Courir après la nouvelle

Le calepin est rangé. Le microphone, déposé. Du haut de ses huit mois, le premier enfant d’Ariane Lacoursière lui donne l’occasion de prendre une pause momentanée de son emploi à La Presse. «J’adore le journalisme, mais à un certain point tu deviens saturé. En ce moment, j’en profite pour redécouvrir mon métier et j’apprends à le voir d’un autre œil», confie-t-elle. Un bol de café au lait en main, la jeune mère profite d’un rare moment de quiétude, alors que son chérubin se fait choyer par sa grand-mère. D’une voix basse, mais assurée, elle se remémore le chemin parcouru depuis ses premiers articles parus dans le Montréal Campus, neuf ans plus tôt.

Médecin, physiothérapeute, enseignante en français : Ariane Lacoursière avoue ne pas s’être laissée facilement charmer par le métier de journaliste. «Avant, je ne lisais pratiquement jamais le journal, sauf le cahier des sports. Je voulais vraiment m’inscrire en sciences de la santé, mais je n’étudiais pas suffisamment», se rappelle-t-elle, sourire en coin. Suivant les conseils d’une amie, elle bifurque finalement vers le baccalauréat en journalisme de l’UQAM, qu’elle complète en 2005. Ancienne chef de pupitre Société au Montréal Campus, l’ex-uqamienne s’est découvert un intérêt marqué pour les enjeux sociaux. Ces passions l’ont suivie jusqu’à aujourd’hui et en ont fait sa marque de commerce, notamment en éducation et en santé. «Tous les journalistes ont un bagage qui les suit et qui teinte ce en quoi ils deviennent bons. Pour moi, c’était mon poste au Campus », raconte-t-elle.

Sa plume, elle l’a aiguisée en réalisant des reportages lors de son bref passage à l’hebdomadaire montérégien Le Reflet. Après un saut manqué au Journal de Montréal, Ariane Lacoursière fait son entrée à La Presse par le biais d’un stage d’été en 2008. Femme d’action, l’adrénaline du quotidien l’anime dorénavant. «Tu ne sais jamais de quoi ta journée sera faite. Ça me stimule et si tu as une journée de merde, au moins, le lendemain ça recommence à zéro», laisse-t-elle tomber en riant.

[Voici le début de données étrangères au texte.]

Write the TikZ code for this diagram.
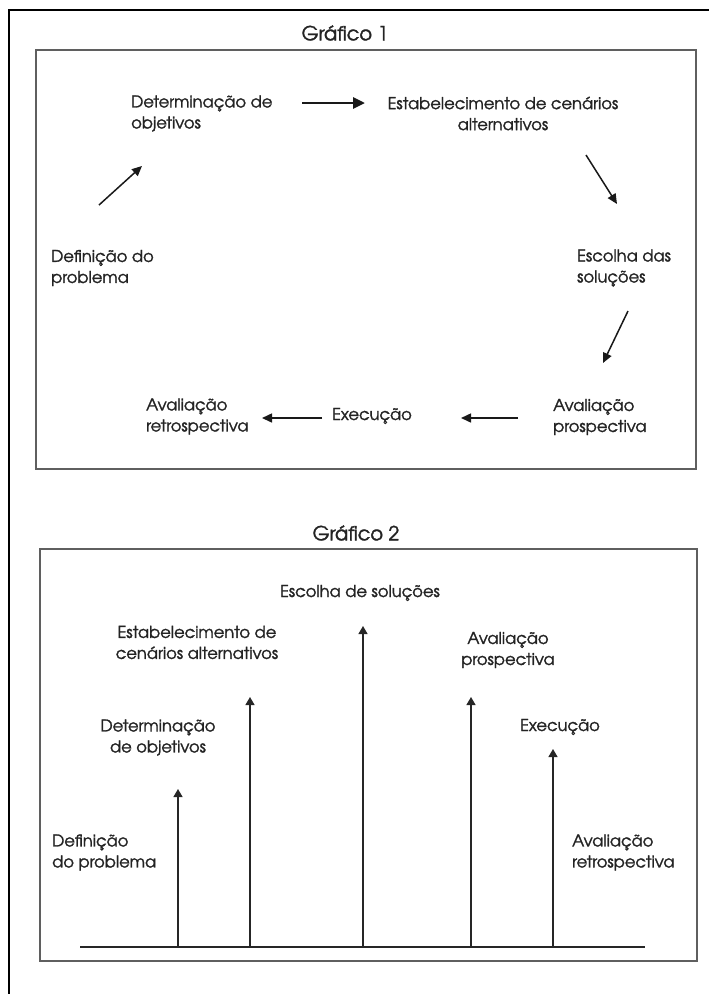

D’apparence réservée, Ariane Lacoursière a prouvé à plus d’une reprise qu’elle était une fonceuse. En 2010, sans l’accord de ses patrons et convaincue de la pertinence de son reportage, la journaliste se fait engager à titre de préposée aux bénéficiaires dans une résidence privée pour personnes âgées. «Je n’avais aucune expérience. Les propriétaires me laissaient seule la nuit, avec douze résidents complètement handicapés», se souvient-elle. Son enquête a soulevé un vif débat sur la qualité des soins de santé dispensés aux aînés de la province. Une audace qui lui aura valu une nomination au prix canadien de journalisme et le prix 2010 de l’Association québécoise de défense des droits des retraités et préretraités.

Lorsque la terre tremble en Haïti, plus tôt la même année, Ariane se propose sans hésiter. «J’ai eu un déclic, il fallait que j’y aille, je ne sais pas exactement pourquoi», explique-t-elle, les yeux pétillants. La journaliste, visiblement impulsive, a été renversée par le noble instinct de survie du peuple haïtien. «Tout le monde était dans la rue, rien ne fonctionnait, tout était détruit. Je n’ai pas eu pitié des gens, au contraire, j’ai été impressionnée par eux.»

Dans quelques mois, la nouvelle mère retrouvera ses collègues, son bureau et ressortira son calepin. D’ici là, elle feuillète son journal tous les matins, non pas par obligation, mais par passion. Elle tâte le terrain, réfléchit à son avenir. Prête pour un nouveau défi, elle songe à écrire pour la section des sports. Après tout, plus jeune, c’était le seul cahier qu’elle prenait le temps de lire.